First of all, it’s a gorgeous joint—equal parts cozy, rustic Japanese cottage and cool sleek exhibition space, oozing with nooks and their unique vantage points. As at most places, we’re fond of the seating at the darkly glinting bar (not the sushi counter); it seems to be a truism that chowhounds prefer the discretion of bar service to the interjections of table service (I’ll explore the myriad reasons for this in another post). Second of all, the menu is just a joy to peruse; it’s hard to believe each tidbit could have so much in it.

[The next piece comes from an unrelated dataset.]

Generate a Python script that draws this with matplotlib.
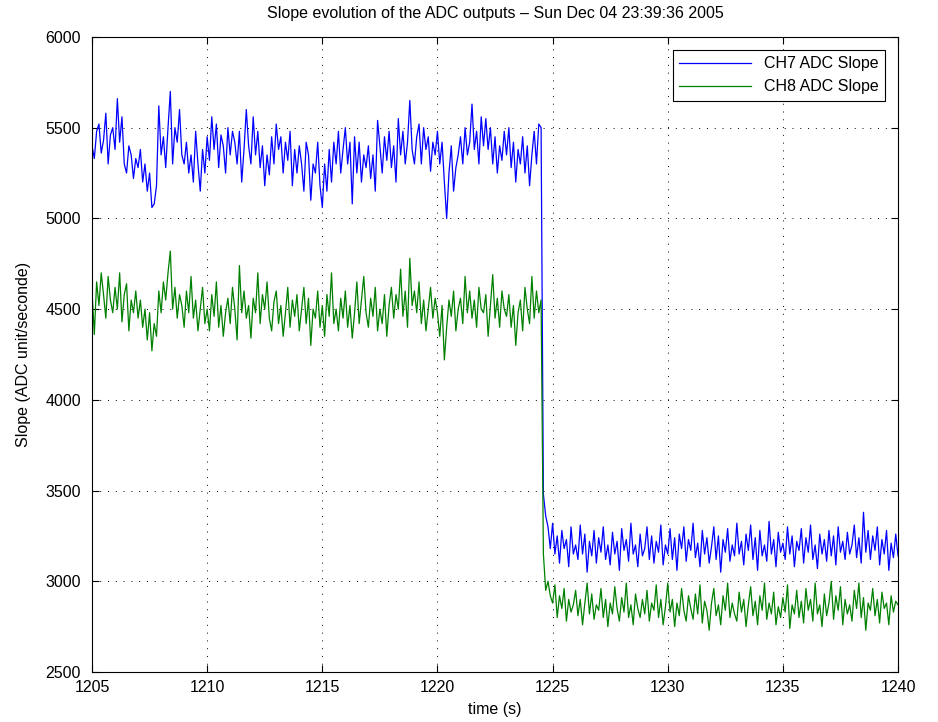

On that note, as will become increasingly clear, my tastes are not subtle. In fact they’re pretty fluorescent, pretty blood-and-guts. So while I can appreciate, say, the precision of a classic French composition, my favorite dishes tend to be jumbles, throwing a bunch of wild flavors together and letting them work it out themselves or tear each other to pieces. (Boston’s Neptune Oyster [espeically under former chef David Nevins] again comes to mind—in fact, certain dishes never really leave, like the fried oysters with pickled beef tongue. And warm gruyère. And Russian dressing. And sauerkraut. Oh yeah. Pure edible chutzpah.)
And yet, at Izakaya Den, the simpler turns out to be the better. Could that be a function of Japanese culinary tradition—a reflection of its essential sparkling minimalism, its (if you will) ethnic purity, as compared to so-called New American cookery, all done in one big bold melting pot? Because while I got, for example, a guilty kick out of richness of the salmon roulade (see photo)—a vaguely Philadelphia roll-esque concoction—it doesn’t quite come together; from the smoked fish to the sake crème to the mango-jalapeno jam, each ingredient seems to pale next to the next.
Salmon
By comparison, the miso eggplant (see photo) is so lush and sweet, so velvety, that bright bits of red pepper and shiso leaf can only stand out in perfect contrast. Likewise, the short ribs are all about the deep, dark marinade, no more and no less, that renders their flesh so—don’t make me write it!—OK, toothsome. (Why is that word so embarrassing to food writers? Anyone have a theory?)
Eggplant
We’re celebreating again tonight, so make vicarious room in your mental belly.